I’m not complaining – I have brought this on myself, and I’m doing something I feel passionate about, and it’s only for the next few weeks, and I’m working with a great group of fellow campaigners whose enthusiasm and energy is brilliant and amazing even as it generates ever more stuff that needs to be done. And it helps that, for the last three days the rain has been equally relentless so I have felt absolutely no resentment at being chained to the computer alternately answering emails and looking at lists of local authority candidates (which is more interesting than it sounds, but only slightly).

Freshly laid tarmac

But the problem is I had resolved to try a new route on the bike every month this year, and somehow it’s already the last day in March.

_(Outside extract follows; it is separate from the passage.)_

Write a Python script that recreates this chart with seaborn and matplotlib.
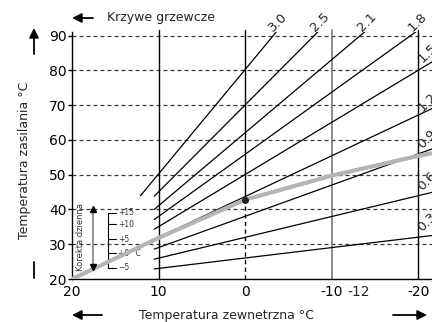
import pandas as pd
import seaborn as sns
import matplotlib.pyplot as plt

# heating curves (slope label, start point, end point)
curve_names = ['3.0', '2.5', '2.1', '1.8', '1.5', '1.2', '0.9', '0.6', '0.3']
curve_x0 = [12.1, 10.5, 10.5, 10.5, 10.5, 10.5, 10.5, 10.5, 10.5]
curve_y0 = [43.9, 43.8, 40.0, 37.1, 34.3, 31.4, 28.6, 25.7, 22.9]
curve_x1 = [-3.6, -8.4, -13.8, -19.7, -21.6, -21.6, -21.6, -21.6, -21.6]
curve_y1 = [91.0, 91.0, 91.0, 91.0, 82.4, 69.0, 57.4, 44.9, 32.5]

# label spots for the curves that run off the right edge
edge_names = ['1.5', '1.2', '0.9', '0.6', '0.3']
edge_label_y = [81.5, 67.5, 56.8, 44.8, 33.0]

# the highlighted (grey) working curve
out_temp = [20, 10, 0, -10, -20, -21.6]
flow_temp = [20, 31.8, 42.8, 49.7, 55.4, 56.2]

# day correction scale
corr_labels = ['+15', '+10', '+5', '+0 °C', '\u22125']
corr_y = [39.0, 35.7, 31.5, 27.4, 23.3]

y_ticks = [20, 30, 40, 50, 60, 70, 80, 90]
x_ticks = [20, 10, 0, -10, -20]
x_ticklabels = ['20', '10', '0', '-10', '-20']

sns.set_style('white')
plt.rcParams['font.family'] = ['DejaVu Sans']

fig = plt.figure(figsize=(4.32, 3.22), dpi=100)
ax = fig.add_axes([0.1667, 0.1335, 0.8333, 0.767])
ax.set_xlim(20, -21.6)
ax.set_ylim(20, 91)

# dashed horizontals
for y in y_ticks[1:]:
    ax.axhline(y, color='#3a3a3a', lw=0.9, ls=(0, (3.2, 2.4)), zorder=1)

# vertical reference lines
ax.plot([10, 10], [20, 91.5], color='black', lw=1.0, clip_on=False, zorder=2)
ax.plot([0, 0], [flow_temp[2], 91.5], color='black', lw=1.0, clip_on=False, zorder=2)
ax.plot([0, 0], [20, flow_temp[2]], color='black', lw=1.0, ls=(0, (3, 2.5)), zorder=2)
ax.plot([-10, -10], [20, 91.5], color='#7a7a7a', lw=1.2, clip_on=False, zorder=2)
ax.plot([-20, -20], [20, 91.5], color='black', lw=1.0, clip_on=False, zorder=2)

rows = []
for name, xa, ya, xb, yb in zip(curve_names, curve_x0, curve_y0, curve_x1, curve_y1):
    rows.append({'curve': name, 'x': xa, 'y': ya})
    rows.append({'curve': name, 'x': xb, 'y': yb})
curves = pd.DataFrame(rows)
sns.lineplot(data=curves, x='x', y='y', units='curve', estimator=None,
             color='black', lw=0.9, sort=False, ax=ax, zorder=3)

sns.lineplot(x=out_temp, y=flow_temp, color='#b4b4b4', lw=3.0, ax=ax,
             zorder=4, solid_capstyle='butt')
ax.plot([0], [flow_temp[2]], 'o', color='#222222', ms=4, zorder=5)

# curve labels on top
for name, xb, yb in zip(curve_names[:4], curve_x1[:4], curve_y1[:4]):
    ax.annotate(name, (xb, yb), xytext=(1.5, 7.5), textcoords='offset points',
                ha='center', va='center', rotation=45, fontsize=9.5,
                annotation_clip=False)
# curve labels on the right edge (cut by the figure border, as in the source)
for name, yl in zip(edge_names, edge_label_y):
    ax.text(-20.7, yl, name, rotation=45, rotation_mode='anchor',
            ha='left', va='bottom', fontsize=9.5, clip_on=False)

# day correction inset
ax.plot([17.6, 17.6], [24.0, 39.6], color='#777777', lw=1.1, zorder=3)
ax.plot([17.6], [40.2], marker='^', color='black', ms=4, zorder=4)
ax.plot([17.6], [23.4], marker='v', color='black', ms=4, zorder=4)
ax.plot([15.85, 15.85], [corr_y[-1], corr_y[0]], color='black', lw=0.8)
for lab, yv in zip(corr_labels, corr_y):
    ax.plot([15.85, 14.9], [yv, yv], color='black', lw=0.8)
    ax.text(14.7, yv, lab, fontsize=5.5, ha='left', va='center', color='#333333')
ax.text(19.0, 32.0, 'Korekta dzienna', rotation=90, fontsize=6,
        ha='center', va='center', color='#333333')

# axes styling
sns.despine(ax=ax, top=True, right=True)
ax.spines['left'].set_color('black')
ax.spines['bottom'].set_color('black')
ax.spines['left'].set_linewidth(1.0)
ax.spines['bottom'].set_linewidth(1.0)
ax.set_yticks(y_ticks)
ax.set_yticklabels([str(v) for v in y_ticks])
ax.set_xticks(x_ticks)
ax.set_xticklabels(x_ticklabels)
ax.tick_params(axis='y', direction='out', length=3, width=1.0, pad=1,
               labelsize=10, left=True, colors='black')
ax.tick_params(axis='x', length=0, pad=4, labelsize=10, colors='black')
ax.annotate('-12', (-13.1, 20), xytext=(0, -4), textcoords='offset points',
            ha='center', va='top', fontsize=10, annotation_clip=False)
ax.set_xlabel('')
ax.set_ylabel('')
ax.grid(False)

fig.text(25 / 432, 1 - 160 / 322, 'Temperatura zasilania °C', rotation=90,
         ha='center', va='center', fontsize=9)
fig.text(227 / 432, 1 - 315 / 322, 'Temperatura zewnetrzna °C',
         ha='center', va='center', fontsize=9)
fig.text(107 / 432, 1 - 18 / 322, 'Krzywe grzewcze',
         ha='left', va='center', fontsize=9)

arrow = dict(arrowstyle='-|>', color='black', lw=1.3, mutation_scale=14,
             shrinkA=0, shrinkB=0)
ax.annotate('', xy=(72, 7), xytext=(102, 7), xycoords='figure pixels',
            textcoords='figure pixels', arrowprops=arrow)
ax.annotate('', xy=(427, 7), xytext=(393, 7), xycoords='figure pixels',
            textcoords='figure pixels', arrowprops=arrow)
ax.annotate('', xy=(34, 294), xytext=(34, 268), xycoords='figure pixels',
            textcoords='figure pixels', arrowprops=arrow)
ax.annotate('', xy=(72, 304), xytext=(93, 304), xycoords='figure pixels',
            textcoords='figure pixels', arrowprops=arrow)
fig.add_artist(plt.Line2D([34 / 432, 34 / 432], [44 / 322, 60 / 322],
                          color='black', lw=1.3))

fig.savefig('out.png', dpi=100)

And all I had time for this afternoon was a dash up to New Nearest Village to pick up a prescription. This might mean a new stretch of road, but only in the sense that the tarmac had been freshly laid, not a new route

But, with the sun finally putting in an appearance, I did realise that I had an opportunity to do the tiniest bit of exploring along a road that leads out of the village and through a tiny hamlet past the school. So I took it.

The road not yet taken

As new routes go, ‘detouring half a mile out of your way’ is a box-ticking exercise that the coonsil would be proud of, but what can I say, needs must when the devil drives.

sun and clouds

I shall do better in April, I hope. But don’t count on it.